The youngest was Aisha, who was seven years old and “with the dolls” when Muhammad (44 years her senior) “married” her. Two years later, when she was 9 and he, 53, Muhammad consummated the liaison—i.e., raped the little girl. Some years later, he came up with a Koranic verse approving his nightly trysts with an Egyptian slave girl and admonishing his jealous wives for their objections to the practice (66:1-3). Allah’s revelation also enabled Muhammad to take his daughter-in-law Zainab as a wife when he lusted after her (36:37).

Many commands of the Koran and Muhammad’s actions and words recorded in the hadith are morally abhorrent and criminal by the standards of our time. But even in the context of seventh-century Arabia, they were often considered repugnant. Muhammad had to resort to “revelations” as a means of justifying his actions and suppressing the prevalent moral code of his own society. Attacking caravans in the holy month, taking up arms against his kinsmen, slaughtering prisoners, reserving the lion’s share of the booty, murdering people without provocation, violating treaties, and indulging his sensual passions—these actions were at odds with the moral standards of his Arab contemporaries. Only the ultimate authority could sanction it, and Allah duly obliged.

Muhammad’s practice and constant encouragement of bloodshed are unique in the history of religions. Allah’s order to “kill the unbelievers wherever you find them” is an injunction both powerful and unambiguous. The word genocide had not yet been coined when Muhammad conveyed Allah’s alleged dictum, “When we decide to destroy a population . . . then we destroy them utterly” (17:16- 17). Disobedient people “we utterly destroyed” (21:11).

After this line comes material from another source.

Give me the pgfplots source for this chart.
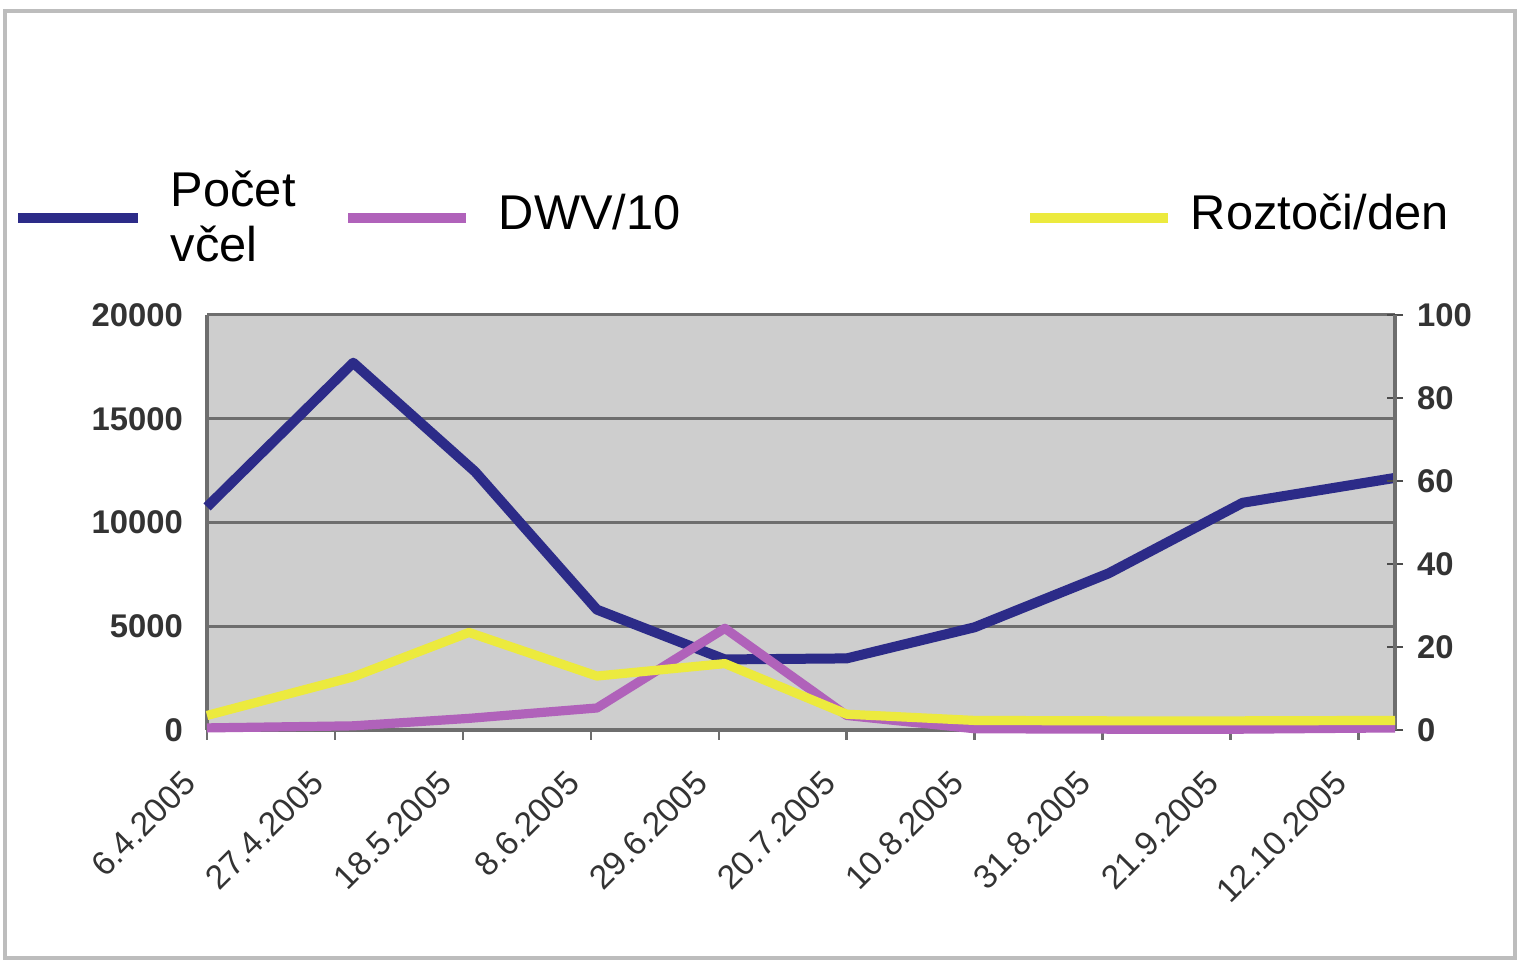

That Islam sees the world as an open-ended conflict between the House of Peace (Dar al-Islam) and the House of War (Dar al-Harb), which must be conquered by jihad, is the most important bequest of Muhammad to history. The end of jihad is possible only when “justice and faith in Allah” prevail everywhere (2:193). Muhammad thus postulated the fundamental illegitimacy of the existence of a non-Muslim world. Muslims could contemplate tactical cease-fires but could never completely abandon their swords short of the unbelievers’ abject submission.

On its own admission, Islam stands or falls with the person of Muhammad, a deeply flawed man by the standards of his own society, as well as those of the Old and New Testaments, both of which he acknowledged as divine revelation—and even by the new law, of which he claimed to be the divinely appointed medium and custodian.

The problem of Islam, and the problem of the rest of the world with Islam, is not the remarkable career of Muhammad per se, as he was undoubtedly a “great man” in terms of his impact on human history. It is the religion’s claim that the words and acts of its prophet provide the universally valid standard of morality for all time and all men.

My judgment on Muhammad rests on the evidence of his followers and faithful admirers—and those who rage against the Danish cartoons can scarcely complain if, even on such evidence, the verdict of the civilized world goes against their “prophet.” That verdict, once it is passed—and it will be passed—will make the gentle mockery of Muhammad in those cartoons appear as inappropriate as it would be inappropriate today to lampoon Hitler for his out-of-wedlock liaison with Eva Braun, or for his inability to control flatulence.